Demonstrators march on Supreme Court to demand judicial reform
Pro-government demonstrators marched in Buenos Aires on Tuesday to demand a reform of the judicial system and changes in the Supreme Court.
Several thousand pro-government demonstrators marched in Buenos Aires on Tuesday to demand a reform of the judicial system and sweeping changes in the Supreme Court, as Frente de Todos ramped up its pressure on the Judiciary.
The march, led by Kirchnerite groups from the ruling coalition and supported by the government of Alberto Fernández, human rights organisations and trade unions, denounced the alleged bias of the Judiciary to the benefit of the opposition and against, mainly, Vice-President Cristina Fernández de Kirchner, who faces several corruption cases against her dating back to her two terms as president (2007-2015).
Federal Judge Juan Ramos Padilla, one of the organisers of the rally, which took place in front of the Palacio de los Tribunales in Buenos Aires, argued that "the people need equal justice” in an address.
“The Supreme Court should resign, to start building a Judiciary that serves us all,” he declared in his speech.
Protesters also demanded that judges investigate recent allegations of state espionage against political leaders and trade unionists, a plot prosecutors allege was organised by the government of the centre-right former president Mauricio Macri (2015-2019).
Oscar Medina, a state bank employee, told AFP that he took part in Tuesday’s march because "a Supreme Court is the highest court in a country and it should judge for the entire population, not belong to powerful groups."
A few days earlier, the opposition Juntos por el Cambio coalition coalition, of which Macri is a leader, described the march as a "coup” against the republic.
"They have tried to justify the corruption cases by attributing them to a non-existent and crude ‘lawfare’," a term that Kirchnerites have used to denounce graft cases against ex-public officials, the centre-right alliance said in a statement.
‘Aristocracy’
President Fernández has been pushing for judicial reform and wants to prevent "decision-making power from being concentrated in a small number of judges who have the power to hear and decide on almost all cases with institutional relevance," he told Congress in 2020.
The reform package, which Congress will continue to debate this year, includes the creation of new courts to redistribute cases and reduce the influence of the 12 federal tribunals that investigate the most politically sensitive cases. It also calls for the creation of a ‘Tribunal de Garantías’ (“Court of Guarantees”) that would limit the Supreme Court to constitutional issues.
For the opposition, this is an attempt to create a justice system more favourable to the ruling coalition, especially in terms of the cases involving Fernández de Kirchner, which sooner or later will reach the nation’s highest tribunal.
For the vice-president, Argentina's judicial officials "seem to constitute an aristocracy," as she recently to a judge prosecuting her.

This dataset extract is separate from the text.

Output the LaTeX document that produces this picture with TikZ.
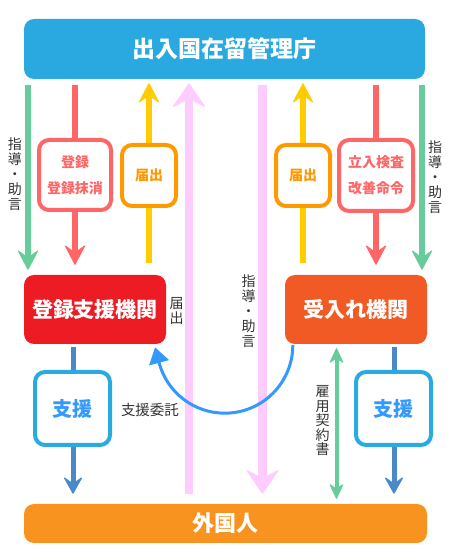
\documentclass[tikz,border=0pt]{standalone}
\usepackage{fontspec}
\setmainfont{Noto Sans CJK JP}
\usetikzlibrary{arrows.meta,backgrounds}
\definecolor{topblue}{HTML}{29A9E0}
\definecolor{botorange}{HTML}{F7931E}
\definecolor{regred}{HTML}{ED1C24}
\definecolor{ukorange}{HTML}{F15A24}
\definecolor{arrgreen}{HTML}{66CC99}
\definecolor{arrred}{HTML}{FF6666}
\definecolor{arryellow}{HTML}{FFCC00}
\definecolor{boxorange}{HTML}{FF9900}
\definecolor{arrpink}{HTML}{FFCCFF}
\definecolor{steelblue}{HTML}{4A89C8}
\definecolor{boxblue}{HTML}{29ABE2}
\definecolor{txtblue}{HTML}{3399FF}
\definecolor{curveblue}{HTML}{3399FF}
\definecolor{labgray}{HTML}{333333}
\begin{document}
\begin{tikzpicture}[x=1pt,y=1pt,
  bar/.style={rounded corners=10pt, inner sep=0pt, text=white, font=\fontsize{23}{27}\selectfont\bfseries},
  org/.style={rounded corners=10pt, inner sep=0pt, minimum width=142pt, minimum height=69pt, text=white, font=\fontsize{21}{25}\selectfont\bfseries},
  lbox/.style={draw, line width=4pt, fill=white, rounded corners=10pt, inner sep=0pt, font=\fontsize{14}{26}\selectfont\bfseries, align=center},
  sbox/.style={lbox, draw=boxblue, text=txtblue, minimum width=75pt, minimum height=73pt, font=\fontsize{20}{24}\selectfont\bfseries},
  vlab/.style={text=labgray, font=\fontsize{14}{15}\selectfont, align=center, inner sep=0pt},
  bigtip/.tip={Stealth[round,length=21pt,width=22pt,inset=8pt,line width=1pt]},
  pinktip/.tip={Stealth[round,length=25pt,width=34pt,inset=9pt,line width=1pt]},
  smalltip/.tip={Stealth[round,length=16pt,width=15pt,inset=5pt,line width=1pt]},
  bluetip/.tip={Stealth[round,length=18pt,width=20pt,inset=7pt,line width=1pt]},
  garr/.style={draw=arrgreen, line width=5.5pt, -bigtip},
  rarr/.style={draw=arrred, line width=5.5pt, -bigtip},
  yarr/.style={draw=arryellow, line width=5.5pt, -bigtip},
  parr/.style={draw=arrpink, line width=8.5pt, -pinktip},
  barr/.style={draw=steelblue, line width=5pt, -bluetip},
  darr/.style={draw=arrgreen, line width=4pt, smalltip-smalltip},
  carr/.style={draw=curveblue, line width=3pt, -{Triangle[length=16pt,width=20pt]}}
]
\useasboundingbox (0,0) rectangle (450,550);
% main nodes
\node[bar, fill=topblue, minimum width=401pt, minimum height=60pt] (top) at (224.5,501) {出入国在留管理庁};
\node[bar, fill=botorange, minimum width=403pt, minimum height=39pt, font=\fontsize{22}{26}\selectfont\bfseries] (bot) at (225.5,26.5) {外国人};
\node[org, fill=regred] (reg) at (95,240.5) {登録支援機関};
\node[org, fill=ukorange] (uk) at (356,240.5) {受入れ機関};
% boxes on arrows
\node[lbox, draw=arrred, text=arrred, minimum width=72pt, minimum height=70pt] (b1) at (75,375) {登録\\登録抹消};
\node[lbox, draw=boxorange, text=boxorange, minimum width=54pt, minimum height=61pt] (b2) at (149,374.5) {届出};
\node[lbox, draw=boxorange, text=boxorange, minimum width=54pt, minimum height=61pt] (b3) at (303,374.5) {届出};
\node[lbox, draw=arrred, text=arrred, minimum width=74pt, minimum height=71pt] (b4) at (376,374.5) {立入検査\\改善命令};
\node[sbox] (s1) at (72.5,141.5) {支援};
\node[sbox] (s2) at (393.5,141.5) {支援};
% labels
\node[vlab] (l1) at (15,375.5) {指\\導\\・\\助\\言};
\node[vlab] (l2) at (435,372.5) {指\\導\\・\\助\\言};
\node[vlab] (l3) at (248.5,239) {指\\導\\・\\助\\言};
\node[vlab] (l4) at (176.5,238.5) {届\\出};
\node[vlab, font=\fontsize{14}{14.5}\selectfont] (l5) at (322.5,129) {雇\\用\\契\\約\\書};
\node[text=labgray, font=\fontsize{14.5}{17}\selectfont, inner sep=0pt] (l6) at (150,140) {支援委託};
% x positions
\coordinate (xgl) at (28,0);
\coordinate (xrl) at (75,0);
\coordinate (xyl) at (149,0);
\coordinate (xpl) at (189,0);
\coordinate (xpr) at (262.5,0);
\coordinate (xyr) at (303,0);
\coordinate (xrr) at (376,0);
\coordinate (xgr) at (422,0);
\coordinate (xbl) at (73,0);
\coordinate (xbr) at (394,0);
\coordinate (xgd) at (336.5,0);
\begin{scope}[on background layer]
\draw[garr, shorten <=6pt, shorten >=5pt] (top.south -| xgl) -- (reg.north -| xgl);
\draw[rarr, shorten <=6pt, shorten >=10pt] (top.south -| xrl) -- (reg.north -| xrl);
\draw[yarr, shorten <=12pt, shorten >=4pt] (reg.north -| xyl) -- (top.south -| xyl);
\draw[parr, shorten <=10pt, shorten >=4pt] (bot.north -| xpl) -- (top.south -| xpl);
\draw[parr, shorten <=6pt, shorten >=10pt] (top.south -| xpr) -- (bot.north -| xpr);
\draw[yarr, shorten <=12pt, shorten >=4pt] (uk.north -| xyr) -- (top.south -| xyr);
\draw[rarr, shorten <=6pt, shorten >=10pt] (top.south -| xrr) -- (uk.north -| xrr);
\draw[garr, shorten <=6pt, shorten >=5pt] (top.south -| xgr) -- (uk.north -| xgr);
\draw[barr, shorten <=3pt, shorten >=10pt] (reg.south -| xbl) -- (bot.north -| xbl);
\draw[barr, shorten <=3pt, shorten >=10pt] (uk.south -| xbr) -- (bot.north -| xbr);
\draw[darr, shorten <=4pt, shorten >=5pt] (uk.south -| xgd) -- (bot.north -| xgd);
\draw[carr] ([xshift=8pt,yshift=-1pt]uk.south west) arc[start angle=0, end angle=-165, radius=68pt] -- ++(-4.1,15.5);
\end{scope}
\end{tikzpicture}
\end{document}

Last week, speaking in Honduras, Fernández de Kirchner stated that "in the same way that military coups were financed” in the past, “judicial coups are beginning to be financed in Latin America.”
Argentina’s Judiciary validated all the coups d'état in the country during the 20th century, though since 1984 it has tried and convicted the leaders of the brutal last civic-military dictatorship (1976-1983) for crimes related to the disappearance of an alleged 30,000 people.
Trials for human rights violations continued in lower courts, albeit extremely slowly, according to humanitarian NGOs that track cases.
Political interest
Legal expert Ricardo Gil Lavedra, one of the judges who convicted members of the 1976-1983 junta, told AFP that Argentina’s Judiciary, "after the return to democracy [in 1983], came to occupy a central place in the political arena."
In the following decade, the Supreme Court supported the neoliberal economic reforms of Peronist president Carlos Menem (1989-1999), with rulings favourable to his government, which was the target of multiple corruption allegations.
"This new protagonism awakened political interest in how it could be co-opted and made friendlier. This began to happen in the 1990s, with the incorporation of new judges in the [Supreme] Court, which was sympathetic to power, and when attention was paid to the federal courts that have the majority of cases against public officials,” said Gil Lavedra. “That is its genesis.”
Between 2002 and 2005, seven judges have left the court, with some resigning on issues that brought the court into disrepute. In 2003, then-president Néstor Kirchner (2003-2007) introduced an unprecedented process of public hearings to select judges based on their academic, professional and tax records.
In 2015, Macri pushed through the appointment of two new judges to the Supreme Court, which must rule on three of the nine cases brought against Fernández de Kirchner for alleged corruption and in which she had been acquitted by lower courts.